Exercise task:
Take the data below and write out exactly the lines from the one with "Generate a Python" through the one with "ax.text(i, v +"; omit every other line.

Data:
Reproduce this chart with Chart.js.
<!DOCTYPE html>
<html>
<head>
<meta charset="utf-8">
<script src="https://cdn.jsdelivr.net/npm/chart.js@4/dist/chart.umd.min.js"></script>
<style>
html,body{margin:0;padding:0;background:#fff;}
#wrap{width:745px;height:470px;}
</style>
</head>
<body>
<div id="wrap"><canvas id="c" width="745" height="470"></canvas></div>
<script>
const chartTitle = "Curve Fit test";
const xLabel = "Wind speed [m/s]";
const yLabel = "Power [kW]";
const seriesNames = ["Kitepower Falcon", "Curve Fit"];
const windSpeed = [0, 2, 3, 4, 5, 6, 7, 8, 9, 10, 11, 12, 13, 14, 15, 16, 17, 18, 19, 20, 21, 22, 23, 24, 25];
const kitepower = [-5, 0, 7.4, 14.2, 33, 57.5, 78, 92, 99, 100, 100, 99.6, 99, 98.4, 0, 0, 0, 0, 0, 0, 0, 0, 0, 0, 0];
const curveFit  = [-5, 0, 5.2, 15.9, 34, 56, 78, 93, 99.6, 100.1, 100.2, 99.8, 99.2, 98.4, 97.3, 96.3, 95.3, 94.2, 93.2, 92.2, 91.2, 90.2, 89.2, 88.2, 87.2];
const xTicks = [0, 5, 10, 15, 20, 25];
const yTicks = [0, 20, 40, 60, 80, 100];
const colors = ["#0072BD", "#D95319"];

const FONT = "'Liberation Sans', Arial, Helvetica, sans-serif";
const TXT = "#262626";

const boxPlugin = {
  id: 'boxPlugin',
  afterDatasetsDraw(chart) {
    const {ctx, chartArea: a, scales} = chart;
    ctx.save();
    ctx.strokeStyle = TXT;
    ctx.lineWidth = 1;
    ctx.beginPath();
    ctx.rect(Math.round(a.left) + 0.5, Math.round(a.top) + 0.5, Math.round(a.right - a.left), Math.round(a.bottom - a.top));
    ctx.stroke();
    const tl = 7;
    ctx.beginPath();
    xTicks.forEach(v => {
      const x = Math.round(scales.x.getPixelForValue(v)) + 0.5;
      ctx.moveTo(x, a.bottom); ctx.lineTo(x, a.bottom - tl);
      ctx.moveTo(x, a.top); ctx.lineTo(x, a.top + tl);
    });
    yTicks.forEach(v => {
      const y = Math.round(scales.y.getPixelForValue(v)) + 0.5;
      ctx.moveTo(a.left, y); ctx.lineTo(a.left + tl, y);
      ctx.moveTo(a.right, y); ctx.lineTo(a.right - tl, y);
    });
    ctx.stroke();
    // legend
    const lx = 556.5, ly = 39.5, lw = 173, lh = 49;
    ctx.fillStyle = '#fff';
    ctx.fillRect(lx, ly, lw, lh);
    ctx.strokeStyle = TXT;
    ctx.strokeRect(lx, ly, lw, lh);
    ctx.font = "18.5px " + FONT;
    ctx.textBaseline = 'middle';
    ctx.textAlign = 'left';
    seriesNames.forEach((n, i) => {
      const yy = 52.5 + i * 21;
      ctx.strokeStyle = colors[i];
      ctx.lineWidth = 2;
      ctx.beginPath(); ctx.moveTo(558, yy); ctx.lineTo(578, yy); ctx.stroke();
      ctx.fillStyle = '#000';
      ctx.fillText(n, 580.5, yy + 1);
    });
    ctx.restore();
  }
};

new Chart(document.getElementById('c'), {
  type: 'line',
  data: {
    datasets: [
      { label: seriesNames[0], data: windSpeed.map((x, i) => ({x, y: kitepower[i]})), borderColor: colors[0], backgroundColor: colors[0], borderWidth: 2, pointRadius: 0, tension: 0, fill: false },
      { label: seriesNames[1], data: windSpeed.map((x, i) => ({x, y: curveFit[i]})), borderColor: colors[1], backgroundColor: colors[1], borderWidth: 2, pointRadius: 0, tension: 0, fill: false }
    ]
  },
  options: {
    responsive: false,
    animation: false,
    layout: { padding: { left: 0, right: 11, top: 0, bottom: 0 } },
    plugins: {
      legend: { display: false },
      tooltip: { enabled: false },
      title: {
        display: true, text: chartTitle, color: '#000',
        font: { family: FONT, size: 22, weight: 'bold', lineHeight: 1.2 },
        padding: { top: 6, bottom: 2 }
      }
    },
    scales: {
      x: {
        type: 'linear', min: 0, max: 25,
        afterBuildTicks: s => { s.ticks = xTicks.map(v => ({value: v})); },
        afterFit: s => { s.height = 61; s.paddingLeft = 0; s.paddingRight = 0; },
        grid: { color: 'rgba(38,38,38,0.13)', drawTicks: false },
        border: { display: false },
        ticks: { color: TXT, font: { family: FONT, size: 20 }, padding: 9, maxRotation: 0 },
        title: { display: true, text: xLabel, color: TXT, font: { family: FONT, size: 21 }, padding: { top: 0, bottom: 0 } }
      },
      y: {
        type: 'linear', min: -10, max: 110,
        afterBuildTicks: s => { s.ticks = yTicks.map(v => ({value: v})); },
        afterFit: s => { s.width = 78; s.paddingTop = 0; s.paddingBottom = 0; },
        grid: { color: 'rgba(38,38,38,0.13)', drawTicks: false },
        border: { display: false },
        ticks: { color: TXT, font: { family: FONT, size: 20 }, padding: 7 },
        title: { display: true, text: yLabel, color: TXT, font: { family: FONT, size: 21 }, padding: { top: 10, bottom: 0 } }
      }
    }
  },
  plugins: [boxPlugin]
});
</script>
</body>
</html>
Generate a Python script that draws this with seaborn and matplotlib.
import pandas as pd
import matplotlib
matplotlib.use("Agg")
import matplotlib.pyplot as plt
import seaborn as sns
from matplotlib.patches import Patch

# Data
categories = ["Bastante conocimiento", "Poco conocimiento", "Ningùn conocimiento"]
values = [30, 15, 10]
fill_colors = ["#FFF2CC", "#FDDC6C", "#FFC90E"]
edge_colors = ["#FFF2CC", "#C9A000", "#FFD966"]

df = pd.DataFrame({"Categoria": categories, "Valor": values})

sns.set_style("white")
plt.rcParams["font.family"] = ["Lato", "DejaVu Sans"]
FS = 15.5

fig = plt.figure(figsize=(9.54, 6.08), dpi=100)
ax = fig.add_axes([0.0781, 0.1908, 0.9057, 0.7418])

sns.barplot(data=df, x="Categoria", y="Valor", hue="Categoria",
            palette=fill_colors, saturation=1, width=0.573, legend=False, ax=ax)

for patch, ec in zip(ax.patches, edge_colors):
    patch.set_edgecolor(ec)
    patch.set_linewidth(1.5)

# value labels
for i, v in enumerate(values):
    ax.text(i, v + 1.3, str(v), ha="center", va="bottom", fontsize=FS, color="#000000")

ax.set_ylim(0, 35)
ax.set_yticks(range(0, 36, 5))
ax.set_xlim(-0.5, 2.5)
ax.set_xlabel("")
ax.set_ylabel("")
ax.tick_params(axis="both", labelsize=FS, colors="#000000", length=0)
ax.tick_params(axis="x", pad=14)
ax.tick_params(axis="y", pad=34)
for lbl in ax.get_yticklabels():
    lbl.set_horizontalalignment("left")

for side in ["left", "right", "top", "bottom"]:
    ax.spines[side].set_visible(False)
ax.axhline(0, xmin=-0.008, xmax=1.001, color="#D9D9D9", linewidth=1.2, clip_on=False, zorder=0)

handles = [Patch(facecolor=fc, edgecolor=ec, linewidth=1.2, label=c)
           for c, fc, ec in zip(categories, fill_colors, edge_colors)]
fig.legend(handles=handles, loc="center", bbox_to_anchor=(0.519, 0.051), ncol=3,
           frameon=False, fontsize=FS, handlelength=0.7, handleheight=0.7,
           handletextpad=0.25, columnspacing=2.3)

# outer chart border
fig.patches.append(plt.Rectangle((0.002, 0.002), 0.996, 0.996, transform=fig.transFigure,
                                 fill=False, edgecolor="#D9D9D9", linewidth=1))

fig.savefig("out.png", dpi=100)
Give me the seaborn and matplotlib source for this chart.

Answer below:
Generate a Python script that draws this with seaborn and matplotlib.
import pandas as pd
import matplotlib
matplotlib.use("Agg")
import matplotlib.pyplot as plt
import seaborn as sns
from matplotlib.patches import Patch

# Data
categories = ["Bastante conocimiento", "Poco conocimiento", "Ningùn conocimiento"]
values = [30, 15, 10]
fill_colors = ["#FFF2CC", "#FDDC6C", "#FFC90E"]
edge_colors = ["#FFF2CC", "#C9A000", "#FFD966"]

df = pd.DataFrame({"Categoria": categories, "Valor": values})

sns.set_style("white")
plt.rcParams["font.family"] = ["Lato", "DejaVu Sans"]
FS = 15.5

fig = plt.figure(figsize=(9.54, 6.08), dpi=100)
ax = fig.add_axes([0.0781, 0.1908, 0.9057, 0.7418])

sns.barplot(data=df, x="Categoria", y="Valor", hue="Categoria",
            palette=fill_colors, saturation=1, width=0.573, legend=False, ax=ax)

for patch, ec in zip(ax.patches, edge_colors):
    patch.set_edgecolor(ec)
    patch.set_linewidth(1.5)

# value labels
for i, v in enumerate(values):
    ax.text(i, v + 1.3, str(v), ha="center", va="bottom", fontsize=FS, color="#000000")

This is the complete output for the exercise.